By early 2015, Iyer-Rodrigues’s company Theramyt, as it was known then, had seen two rounds of funding totalling $12 million. More important, from building biosimilars, the biology equivalents of generics, it had become one of 10 companies in the world to build two technology platforms that enable new molecule development aimed at cancer.
To take this to the market and to fuel further growth, the founders had been looking for a fresh round of capital infusion, but quickly realised that funding for biotech projects in India was only going to be incremental. “In the U.S., development of new antibodies and drug therapies was a hot sector. In fact, there were a lot of funds looking at immuno oncology (a subset of oncology or cancer treatment), the exact specific space we wanted to be in,” says Iyer-Rodrigues. So, in mid-2015, the founders took the decision to move to the U.S. Theramyt became Zumutor, headquartered in Boston, a biotech hub.
The idea was to create a presence in the U.S. so they could not just raise funds, but also gain access to customers in that market; R&D would continue out of the Bengaluru office. Iyer-Rodrigues says she always knew that the U.S. was always the eventual destination, primarily because of the patent environment and the business opportunities there. “But we didn’t realise we would go there so soon,” she says.
Her workday changed dramatically after her co-founder, Sohang Chatterjee, left. Whether at Zumutor, Theramyt or at Inbiopro, the first company she built, her primary responsibility had always been managing operations. Now as CEO, overall strategy and building a team has become a priority.

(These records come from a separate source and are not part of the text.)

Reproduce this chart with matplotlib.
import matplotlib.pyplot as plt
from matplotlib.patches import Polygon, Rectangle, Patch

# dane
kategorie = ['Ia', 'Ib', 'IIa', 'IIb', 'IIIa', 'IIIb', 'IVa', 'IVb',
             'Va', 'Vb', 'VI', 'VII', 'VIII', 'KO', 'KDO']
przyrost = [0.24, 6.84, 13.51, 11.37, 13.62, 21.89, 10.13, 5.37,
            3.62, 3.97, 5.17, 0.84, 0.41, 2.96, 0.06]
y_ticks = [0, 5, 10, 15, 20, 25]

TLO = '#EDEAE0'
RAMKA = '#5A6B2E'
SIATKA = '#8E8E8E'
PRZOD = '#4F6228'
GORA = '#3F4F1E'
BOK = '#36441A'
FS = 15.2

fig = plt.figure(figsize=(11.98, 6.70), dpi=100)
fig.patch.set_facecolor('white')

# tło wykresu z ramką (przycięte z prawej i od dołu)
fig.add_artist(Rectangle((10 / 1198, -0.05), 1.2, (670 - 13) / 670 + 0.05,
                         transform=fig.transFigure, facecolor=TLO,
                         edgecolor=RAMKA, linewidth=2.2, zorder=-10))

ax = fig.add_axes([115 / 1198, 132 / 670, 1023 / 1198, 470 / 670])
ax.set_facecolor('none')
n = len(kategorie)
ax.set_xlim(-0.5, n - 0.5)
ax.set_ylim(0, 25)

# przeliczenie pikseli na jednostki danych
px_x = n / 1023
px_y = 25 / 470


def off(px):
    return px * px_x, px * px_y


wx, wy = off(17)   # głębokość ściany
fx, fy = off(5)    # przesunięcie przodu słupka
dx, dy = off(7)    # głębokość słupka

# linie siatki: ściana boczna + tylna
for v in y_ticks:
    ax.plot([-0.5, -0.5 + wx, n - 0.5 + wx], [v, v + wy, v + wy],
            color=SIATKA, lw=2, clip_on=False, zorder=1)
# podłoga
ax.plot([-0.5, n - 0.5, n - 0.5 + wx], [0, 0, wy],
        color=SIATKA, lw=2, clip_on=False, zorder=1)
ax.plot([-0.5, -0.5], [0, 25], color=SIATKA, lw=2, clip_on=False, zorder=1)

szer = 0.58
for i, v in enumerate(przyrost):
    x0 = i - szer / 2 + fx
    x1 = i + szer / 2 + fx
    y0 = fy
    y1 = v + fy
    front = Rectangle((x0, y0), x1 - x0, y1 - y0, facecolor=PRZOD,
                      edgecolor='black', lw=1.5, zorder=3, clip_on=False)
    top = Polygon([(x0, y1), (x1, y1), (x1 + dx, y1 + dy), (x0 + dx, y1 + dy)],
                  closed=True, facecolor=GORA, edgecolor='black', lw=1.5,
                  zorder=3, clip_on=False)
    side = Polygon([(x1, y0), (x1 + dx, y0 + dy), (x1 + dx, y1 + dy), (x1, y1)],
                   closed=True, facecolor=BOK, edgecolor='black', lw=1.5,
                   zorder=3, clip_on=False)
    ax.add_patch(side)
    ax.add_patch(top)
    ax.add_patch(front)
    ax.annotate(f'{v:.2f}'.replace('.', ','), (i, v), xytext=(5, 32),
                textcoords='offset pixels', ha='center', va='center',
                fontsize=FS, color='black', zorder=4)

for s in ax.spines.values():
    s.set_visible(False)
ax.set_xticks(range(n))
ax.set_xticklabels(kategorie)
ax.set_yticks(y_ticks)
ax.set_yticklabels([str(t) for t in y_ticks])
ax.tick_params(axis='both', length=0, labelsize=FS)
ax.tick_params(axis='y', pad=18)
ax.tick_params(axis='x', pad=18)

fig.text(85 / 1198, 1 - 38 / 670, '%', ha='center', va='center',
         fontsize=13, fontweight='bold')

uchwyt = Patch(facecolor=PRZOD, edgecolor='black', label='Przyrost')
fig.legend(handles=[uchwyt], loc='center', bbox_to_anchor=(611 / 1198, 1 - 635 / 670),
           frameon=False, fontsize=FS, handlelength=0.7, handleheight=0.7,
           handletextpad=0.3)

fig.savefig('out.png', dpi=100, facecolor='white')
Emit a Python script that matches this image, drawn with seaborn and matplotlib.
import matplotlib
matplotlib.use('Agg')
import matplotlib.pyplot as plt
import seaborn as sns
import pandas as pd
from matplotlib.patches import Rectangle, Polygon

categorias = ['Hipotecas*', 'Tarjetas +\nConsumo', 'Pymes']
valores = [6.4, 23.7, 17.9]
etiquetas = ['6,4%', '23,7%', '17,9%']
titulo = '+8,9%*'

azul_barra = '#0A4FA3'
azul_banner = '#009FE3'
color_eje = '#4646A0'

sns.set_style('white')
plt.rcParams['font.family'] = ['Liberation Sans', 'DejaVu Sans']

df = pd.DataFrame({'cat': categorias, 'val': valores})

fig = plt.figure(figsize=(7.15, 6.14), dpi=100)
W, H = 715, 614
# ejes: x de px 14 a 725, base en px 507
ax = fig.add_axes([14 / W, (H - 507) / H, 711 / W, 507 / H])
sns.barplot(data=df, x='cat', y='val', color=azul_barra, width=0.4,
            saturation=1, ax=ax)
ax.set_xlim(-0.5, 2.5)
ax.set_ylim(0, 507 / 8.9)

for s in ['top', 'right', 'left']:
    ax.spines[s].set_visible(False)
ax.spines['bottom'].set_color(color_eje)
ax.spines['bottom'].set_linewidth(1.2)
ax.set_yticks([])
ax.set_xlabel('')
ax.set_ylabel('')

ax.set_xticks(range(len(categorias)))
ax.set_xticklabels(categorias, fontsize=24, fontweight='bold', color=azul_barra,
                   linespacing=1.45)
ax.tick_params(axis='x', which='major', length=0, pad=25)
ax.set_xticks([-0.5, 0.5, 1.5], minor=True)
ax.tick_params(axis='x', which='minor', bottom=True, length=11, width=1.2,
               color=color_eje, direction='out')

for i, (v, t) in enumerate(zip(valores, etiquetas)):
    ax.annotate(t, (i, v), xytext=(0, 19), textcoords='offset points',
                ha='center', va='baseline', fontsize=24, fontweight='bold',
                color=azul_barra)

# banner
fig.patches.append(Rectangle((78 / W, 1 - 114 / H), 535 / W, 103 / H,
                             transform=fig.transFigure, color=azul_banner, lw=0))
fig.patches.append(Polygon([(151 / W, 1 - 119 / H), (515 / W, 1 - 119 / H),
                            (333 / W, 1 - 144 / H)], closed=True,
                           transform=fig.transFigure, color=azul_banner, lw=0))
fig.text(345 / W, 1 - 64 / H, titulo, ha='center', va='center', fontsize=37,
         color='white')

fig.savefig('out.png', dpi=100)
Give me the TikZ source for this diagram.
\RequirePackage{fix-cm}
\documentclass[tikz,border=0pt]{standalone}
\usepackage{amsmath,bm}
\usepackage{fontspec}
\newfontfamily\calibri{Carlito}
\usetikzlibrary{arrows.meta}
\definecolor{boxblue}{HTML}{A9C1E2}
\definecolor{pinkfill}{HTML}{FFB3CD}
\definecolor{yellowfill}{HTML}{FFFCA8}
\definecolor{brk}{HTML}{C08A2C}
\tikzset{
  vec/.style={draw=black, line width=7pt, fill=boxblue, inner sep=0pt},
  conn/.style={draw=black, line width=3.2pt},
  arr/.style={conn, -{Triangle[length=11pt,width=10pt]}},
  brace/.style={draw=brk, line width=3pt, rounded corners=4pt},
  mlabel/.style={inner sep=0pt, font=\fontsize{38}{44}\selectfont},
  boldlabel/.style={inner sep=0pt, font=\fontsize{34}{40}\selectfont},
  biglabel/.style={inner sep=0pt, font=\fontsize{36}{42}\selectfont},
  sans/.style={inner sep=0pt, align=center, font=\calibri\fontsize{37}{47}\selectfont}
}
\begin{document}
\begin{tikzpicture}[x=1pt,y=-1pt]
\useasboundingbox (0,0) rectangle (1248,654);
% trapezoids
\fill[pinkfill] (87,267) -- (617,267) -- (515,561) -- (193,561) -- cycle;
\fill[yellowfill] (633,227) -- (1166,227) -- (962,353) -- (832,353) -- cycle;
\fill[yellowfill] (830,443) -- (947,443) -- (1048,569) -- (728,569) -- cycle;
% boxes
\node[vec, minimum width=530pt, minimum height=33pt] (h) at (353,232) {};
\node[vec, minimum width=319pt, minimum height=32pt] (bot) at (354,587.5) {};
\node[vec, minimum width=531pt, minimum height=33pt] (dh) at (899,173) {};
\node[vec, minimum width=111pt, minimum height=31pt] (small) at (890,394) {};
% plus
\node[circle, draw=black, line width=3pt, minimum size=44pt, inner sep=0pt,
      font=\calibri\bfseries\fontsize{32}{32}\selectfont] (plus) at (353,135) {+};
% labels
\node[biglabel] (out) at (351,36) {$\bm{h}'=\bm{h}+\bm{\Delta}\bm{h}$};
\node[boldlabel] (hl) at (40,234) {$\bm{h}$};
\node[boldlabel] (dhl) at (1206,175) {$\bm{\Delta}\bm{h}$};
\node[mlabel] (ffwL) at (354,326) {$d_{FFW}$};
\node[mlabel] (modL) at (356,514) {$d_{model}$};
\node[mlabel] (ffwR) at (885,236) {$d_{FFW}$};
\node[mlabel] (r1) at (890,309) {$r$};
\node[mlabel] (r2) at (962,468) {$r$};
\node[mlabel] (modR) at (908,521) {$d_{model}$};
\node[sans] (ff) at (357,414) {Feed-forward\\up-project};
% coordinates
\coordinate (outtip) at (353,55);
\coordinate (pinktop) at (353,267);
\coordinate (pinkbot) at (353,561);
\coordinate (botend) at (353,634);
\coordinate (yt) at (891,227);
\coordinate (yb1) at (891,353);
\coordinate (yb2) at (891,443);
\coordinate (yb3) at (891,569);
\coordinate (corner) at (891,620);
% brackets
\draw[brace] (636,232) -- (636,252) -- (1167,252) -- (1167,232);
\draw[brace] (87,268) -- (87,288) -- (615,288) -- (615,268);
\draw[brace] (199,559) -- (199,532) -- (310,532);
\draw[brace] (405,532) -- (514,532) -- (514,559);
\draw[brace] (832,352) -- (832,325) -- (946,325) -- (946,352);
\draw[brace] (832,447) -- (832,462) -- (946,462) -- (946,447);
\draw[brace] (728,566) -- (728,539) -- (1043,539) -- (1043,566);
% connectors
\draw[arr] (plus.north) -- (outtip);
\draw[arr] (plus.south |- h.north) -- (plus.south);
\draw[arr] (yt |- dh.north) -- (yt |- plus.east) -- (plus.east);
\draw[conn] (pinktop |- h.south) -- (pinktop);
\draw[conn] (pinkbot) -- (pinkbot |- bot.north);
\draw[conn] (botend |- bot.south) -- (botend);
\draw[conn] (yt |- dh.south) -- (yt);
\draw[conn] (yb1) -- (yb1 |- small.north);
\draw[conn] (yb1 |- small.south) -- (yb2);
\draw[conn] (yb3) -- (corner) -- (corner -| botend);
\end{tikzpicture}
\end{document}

Which means she no longer cycles to work, but still manages to squeeze in time for a run.
Ranjith Menon, executive director at IDG Ventures, one of Zumutor’s first set of investors, says, “Kavita taking over as CEO has actually brought all the pieces together in a very good way. The company stands on strong IPs.”
Iyer-Rodrigues spent the better part of the past few months putting together a business development team in the U.S., since clients prefer a local presence.
Her big learnings for this year? “Don’t take people or tech for granted. Being accomplishment driven is vital, but to take the organisation forward, you have to be cognisant of individual aspirations.”
One of her more exciting projects for 2017 is to monetise the two platforms by collaborating with global oncology players for exclusive therapies.
“They bring in their strength, we bring in the technology,” she says. But the game changer is a large basket of immuno oncology drug molecules developed in-house which are expected to be ready for pre-clinical licensing by early next year, which is also when she plans to raise her third round.